Semakin lama semakin berkembang wacana yang mendiskreditkan guru senior atau biasa kita sebut guru sepuh. Dan anehnya sebagian daripada guru sepuh ini juga mengaminkan hal itu. Semestinya mereka kompak untuk melawan stigmatisasi ini. Sebab bagaimanapun juga, guru sepuh adalah "aset bangsa" yang terpenting saat ini. Tanpa keberadaan mereka, mana mungkin republik ini masih kokoh berdiri hingga sekarang? Jadi eksistensi mereka, jangan sampai dinihilkan. Apalagi oleh alasan remeh-temeh macam penguasaan teknologi.

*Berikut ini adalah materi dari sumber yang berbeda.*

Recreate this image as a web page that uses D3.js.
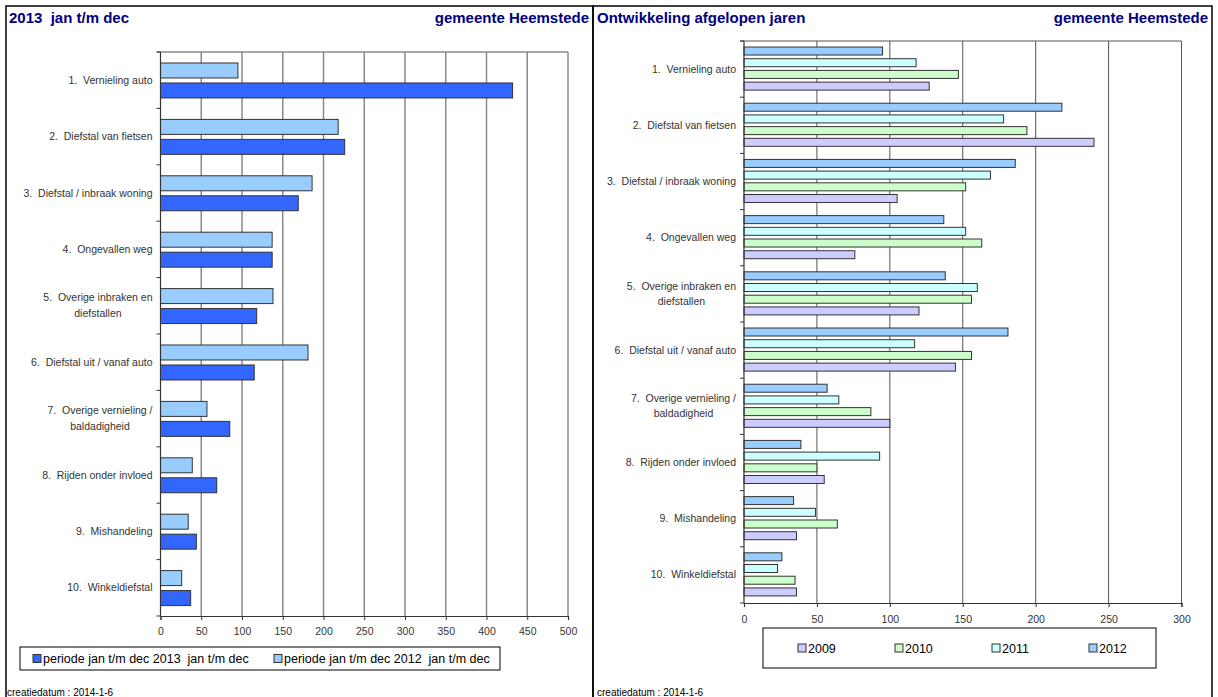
<!DOCTYPE html>
<html>
<head>
<meta charset="utf-8">
<script src="https://cdn.jsdelivr.net/npm/d3@7"></script>
<style>
  body { margin: 0; background: #fff; }
  svg { display: block; font-family: "Liberation Sans", Arial, sans-serif; }
  svg text { white-space: pre; }
</style>
</head>
<body>
<div id="chart"></div>
<script>
// categories (two-line labels split with |)
var categories = [
    '1.  Vernieling auto',
    '2.  Diefstal van fietsen',
    '3.  Diefstal / inbraak woning',
    '4.  Ongevallen weg',
    '5.  Overige inbraken en|diefstallen',
    '6.  Diefstal uit / vanaf auto',
    '7.  Overige vernieling /|baldadigheid',
    '8.  Rijden onder invloed',
    '9.  Mishandeling',
    '10.  Winkeldiefstal'
];

var values2009 = [127, 240, 105, 76, 120, 145, 100, 55, 36, 36];
var values2010 = [147, 194, 152, 163, 156, 156, 87, 50, 64, 35];
var values2011 = [118, 178, 169, 152, 160, 117, 65, 93, 49, 23];
var values2012 = [95, 218, 186, 137, 138, 181, 57, 39, 34, 26];
var values2013 = [432, 226, 169, 137, 118, 115, 85, 69, 44, 37];

var leftTicks = [0, 50, 100, 150, 200, 250, 300, 350, 400, 450, 500];
var rightTicks = [0, 50, 100, 150, 200, 250, 300];

var leftSeries = [
    { key: 'p2012', name: 'periode jan t/m dec 2012  jan t/m dec', values: values2012, color: '#99ccff' },
    { key: 'p2013', name: 'periode jan t/m dec 2013  jan t/m dec', values: values2013, color: '#3366ff' }
];
var leftLegendOrder = ['p2013', 'p2012'];

var rightSeries = [
    { key: '2012', values: values2012, color: '#99ccff' },
    { key: '2011', values: values2011, color: '#ccffff' },
    { key: '2010', values: values2010, color: '#ccffcc' },
    { key: '2009', values: values2009, color: '#ccccff' }
];
var rightLegendOrder = ['2009', '2010', '2011', '2012'];

var navy = '#000080';
var textGray = '#333';
var labelSize = 10.5;

var svg = d3.select('#chart').append('svg')
    .attr('width', 1218)
    .attr('height', 697);

// panel frames
svg.append('rect').attr('x', 6).attr('y', 6).attr('width', 587).attr('height', 720)
    .attr('fill', 'none').attr('stroke', '#000').attr('stroke-width', 1.5);
svg.append('rect').attr('x', 593).attr('y', 6).attr('width', 619).attr('height', 720)
    .attr('fill', 'none').attr('stroke', '#000').attr('stroke-width', 1.5);

function title(x, text, anchor) {
    svg.append('text').attr('x', x).attr('y', 23)
        .attr('text-anchor', anchor)
        .attr('font-size', 15).attr('font-weight', 'bold')
        .attr('fill', navy).text(text);
}
title(9, '2013  jan t/m dec', 'start');
title(589, 'gemeente Heemstede', 'end');
title(597, 'Ontwikkeling afgelopen jaren', 'start');
title(1208, 'gemeente Heemstede', 'end');

svg.append('text').attr('x', 7).attr('y', 696).attr('font-size', 10).attr('fill', '#000')
    .text('creatiedatum : 2014-1-6');
svg.append('text').attr('x', 597).attr('y', 696).attr('font-size', 10).attr('fill', '#000')
    .text('creatiedatum : 2014-1-6');

function drawChart(cfg) {
    var g = svg.append('g');
    var x = d3.scaleLinear().domain(cfg.domain).range([cfg.left, cfg.right]);
    var y = d3.scaleBand().domain(categories).range([cfg.top, cfg.bottom]);
    var B = y.bandwidth();
    var sub = d3.scaleBand().domain(cfg.series.map(function(s) { return s.key; }))
        .range([cfg.subRange[0] * B, cfg.subRange[1] * B])
        .paddingInner(cfg.subPad);

    // gridlines
    g.selectAll('line.grid').data(cfg.ticks.slice(1)).enter().append('line')
        .attr('x1', function(d) { return x(d); }).attr('x2', function(d) { return x(d); })
        .attr('y1', cfg.top).attr('y2', cfg.bottom)
        .attr('stroke', cfg.gridColor).attr('stroke-width', cfg.gridWidth);
    g.append('line').attr('x1', cfg.left - 4).attr('x2', cfg.right)
        .attr('y1', cfg.top).attr('y2', cfg.top)
        .attr('stroke', cfg.gridColor).attr('stroke-width', cfg.gridWidth);

    // bars
    cfg.series.forEach(function(s) {
        g.selectAll('rect.b' + s.key).data(s.values).enter().append('rect')
            .attr('x', x(0))
            .attr('y', function(d, i) { return y(categories[i]) + sub(s.key); })
            .attr('width', function(d) { return x(d) - x(0); })
            .attr('height', sub.bandwidth())
            .attr('fill', s.color)
            .attr('stroke', '#333').attr('stroke-width', 1);
    });

    // category axis
    var bounds = d3.range(categories.length + 1).map(function(i) { return cfg.top + i * B; });
    g.append('line').attr('x1', cfg.left).attr('x2', cfg.left)
        .attr('y1', cfg.top).attr('y2', cfg.bottom).attr('stroke', '#333').attr('stroke-width', 1.2);
    g.selectAll('line.ctick').data(bounds).enter().append('line')
        .attr('x1', cfg.left - 4).attr('x2', cfg.left)
        .attr('y1', function(d) { return d; }).attr('y2', function(d) { return d; })
        .attr('stroke', '#333');

    // category labels
    categories.forEach(function(c) {
        var lines = c.split('|');
        var cy = y(c) + B / 2;
        var t = g.append('text').attr('font-size', labelSize).attr('fill', textGray)
            .attr('text-anchor', lines.length > 1 ? 'middle' : 'end');
        if (lines.length === 1) {
            t.attr('x', cfg.left - 8).attr('y', cy + 3.5).text(c);
        } else {
            // measure first line to center the block under it
            var tmp = g.append('text').attr('font-size', labelSize).text(lines[0]);
            var w = tmp.node().getComputedTextLength();
            tmp.remove();
            var cx = cfg.left - 8 - w / 2;
            lines.forEach(function(l, k) {
                t.append('tspan').attr('x', cx).attr('y', cy + 3.5 + (k === 0 ? -cfg.lineOff : cfg.lineOff)).text(l);
            });
        }
    });

    // value axis
    var axis = g.append('g').attr('transform', 'translate(0,' + cfg.bottom + ')')
        .call(d3.axisBottom(x).tickValues(cfg.ticks).tickSize(4).tickPadding(cfg.tickPad));
    axis.select('.domain').attr('stroke', '#333').attr('stroke-width', 1.2);
    axis.selectAll('.tick line').attr('stroke', '#333');
    axis.selectAll('.tick text').attr('font-size', labelSize).attr('fill', textGray)
        .attr('font-family', '"Liberation Sans", Arial, sans-serif');
}

drawChart({
    domain: [0, 500], left: 160.5, right: 568, top: 52, bottom: 616,
    ticks: leftTicks, series: leftSeries,
    subRange: [0.195, 0.815], subPad: 0.25,
    gridColor: '#8a8a8a', gridWidth: 1.5, lineOff: 8, tickPad: 8
});

drawChart({
    domain: [0, 300], left: 744, right: 1181.5, top: 41, bottom: 603,
    ticks: rightTicks, series: rightSeries,
    subRange: [0.107, 0.874], subPad: 0.316,
    gridColor: '#555', gridWidth: 1, lineOff: 7.5, tickPad: 9
});

// legends
function legend(box, items, fontSize) {
    var g = svg.append('g');
    g.append('rect').attr('x', box.x).attr('y', box.y).attr('width', box.w).attr('height', box.h)
        .attr('fill', '#fff').attr('stroke', '#000').attr('stroke-width', 1);
    var cy = box.y + box.h / 2;
    items.forEach(function(it) {
        g.append('rect').attr('x', it.x).attr('y', cy - 4).attr('width', 8).attr('height', 8)
            .attr('fill', it.color).attr('stroke', '#333').attr('stroke-width', 1);
        g.append('text').attr('x', it.x + 10).attr('y', cy + 4.5).attr('font-size', fontSize)
            .attr('fill', '#000').text(it.name);
    });
}

var leftX = [33, 274];
legend({ x: 20, y: 647, w: 480, h: 23 },
    leftLegendOrder.map(function(k, i) {
        var s = leftSeries.filter(function(d) { return d.key === k; })[0];
        return { x: leftX[i], color: s.color, name: s.name };
    }), 12.5);

var rightX = [798, 895, 992, 1089];
legend({ x: 763, y: 628, w: 393, h: 40 },
    rightLegendOrder.map(function(k, i) {
        var s = rightSeries.filter(function(d) { return d.key === k; })[0];
        return { x: rightX[i], color: s.color, name: s.key };
    }), 12.5);
</script>
</body>
</html>
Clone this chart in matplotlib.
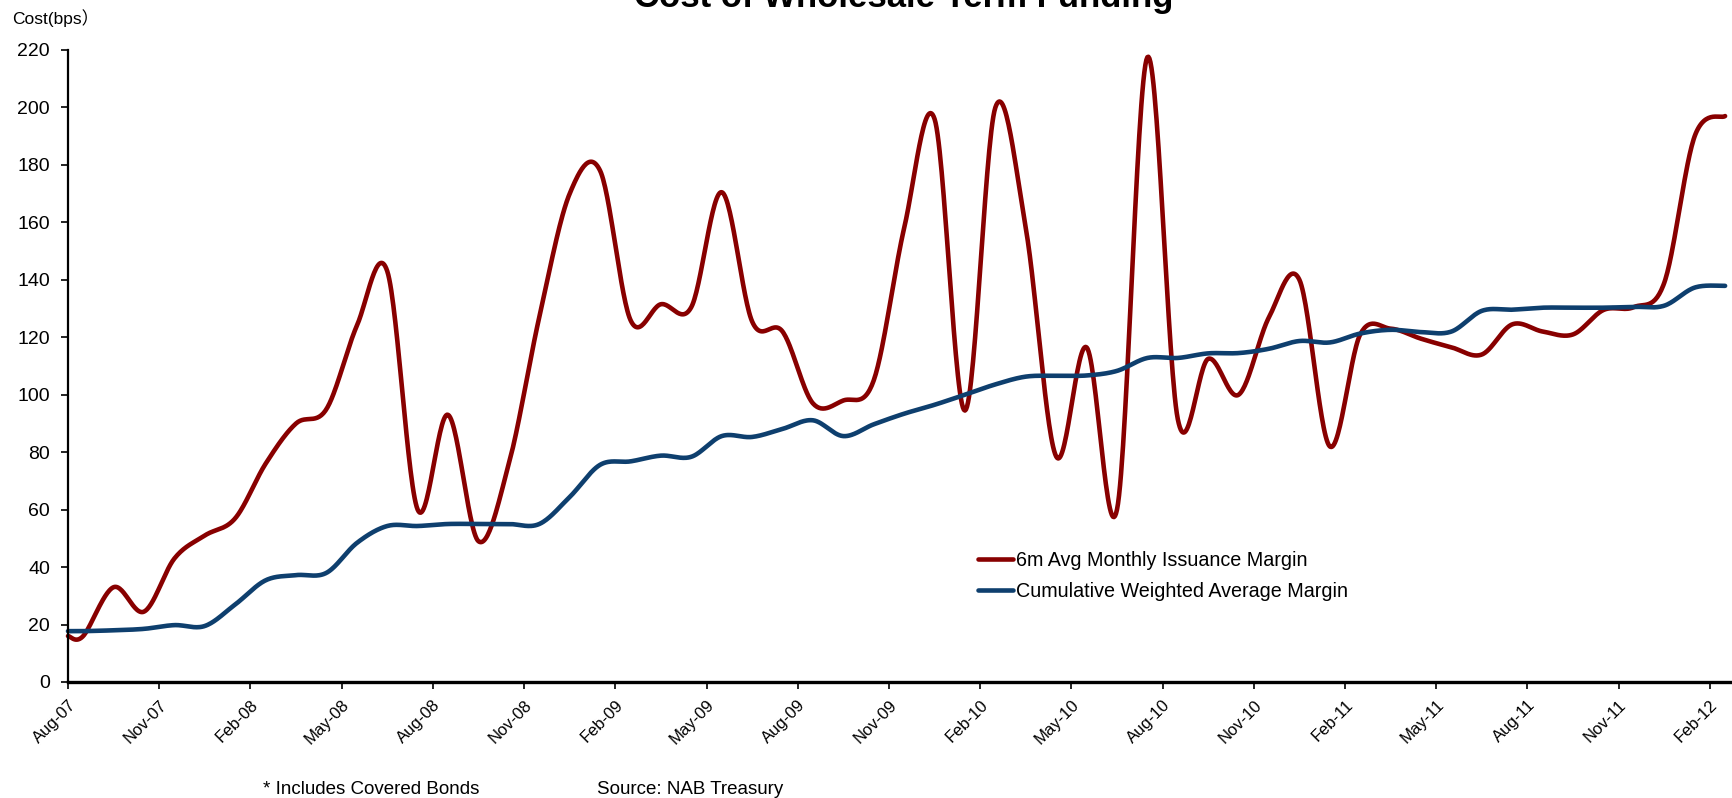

Dimanapun negara, yang diutamakan adalah sisi manusianya, bukan teknologinya. Karena teknologi sekadar "alat bantu". Yang namanya alat bantu adalah membantu proses berjalannya sesuatu dengan lebih cepat, mudah, atau baik. Meskipun begitu tidaklah urgen, tergantung dari kebutuhan. Ini sama halnya yang terjadi di ranah pendidikan. Teknologi hanya "memuluskan" pemahaman dengan cara yang lebih akseleratif dan menarik. Tapi tanpanya, proses pembelajaran tetap dapat berjalan sewajarnya. Bukannya malah nenjadi terseok-seok dan tertatih-tatih.
Di samping dianggap payah soal penguasaan teknologi, ada anggapan yang lebih "keji". Apakah itu? Ketidakmauan belajar alias tidak bersedia di-upgrade. Jikalau memang benar, tentu harus ada penyelidikan yang menyeluruh dan utuh. Jangan parsial, jangan setengah-setengah. Dan apabila mau menengok lebih dalam, ada sisi-sisi yang harus dipahami pengambil kebijakan. Bagaimanapun juga guru adalah manusia. Yang namanya manusia, tentu mengalami penyusutan fungsi anatomik.
Penyusutan fungsi anatomik adalah hal yang lumrah, dan sepantasnya terjadi pada diri manusia. Penyusutan yang terjadi salah satunya adalah pada daya ingat. Guru-guru sepuh tentu akan kesulitan, apabila "otaknya" dijejali pengetahuan-pengetahuan baru. Apalagi itu berbau asing, tentu sulit dikunyah oleh pemikiran mereka. Dan ini akan mendorong mereka mengalami keengganan untuk mempelajari.
Padahal hal ini tetap bisa disiasati. Bisa diatasi dari segi aturan, yaitu membuat sebuah sistem yang ready for use, siap pakai. Jadi guru-guru sepuh itu tinggal plek-plek-plek, tanpa harus susah payah dalam mengingat dan menggunakan. Kalaupun ini belum bisa dilaksanakan, minimal dibuat kebijakan di tingkat lembaga pendidikan. Agar terjadi kolaborasi antar pendidik dalam pemanfaatan teknologi. Sehingga mereka ini merasa tidak asing dan terasingkan. Juga dapat mengalih-dayakan hal itu ke para siswa (yang tentunya sudah dibekali terlebih dahulu). Dengan itu semua, baik guru sepuh maupun guru muda tidak lagi iren-kemiren. Sebab mereka saling bersinergi dan membutuhkan satu sama lainnya.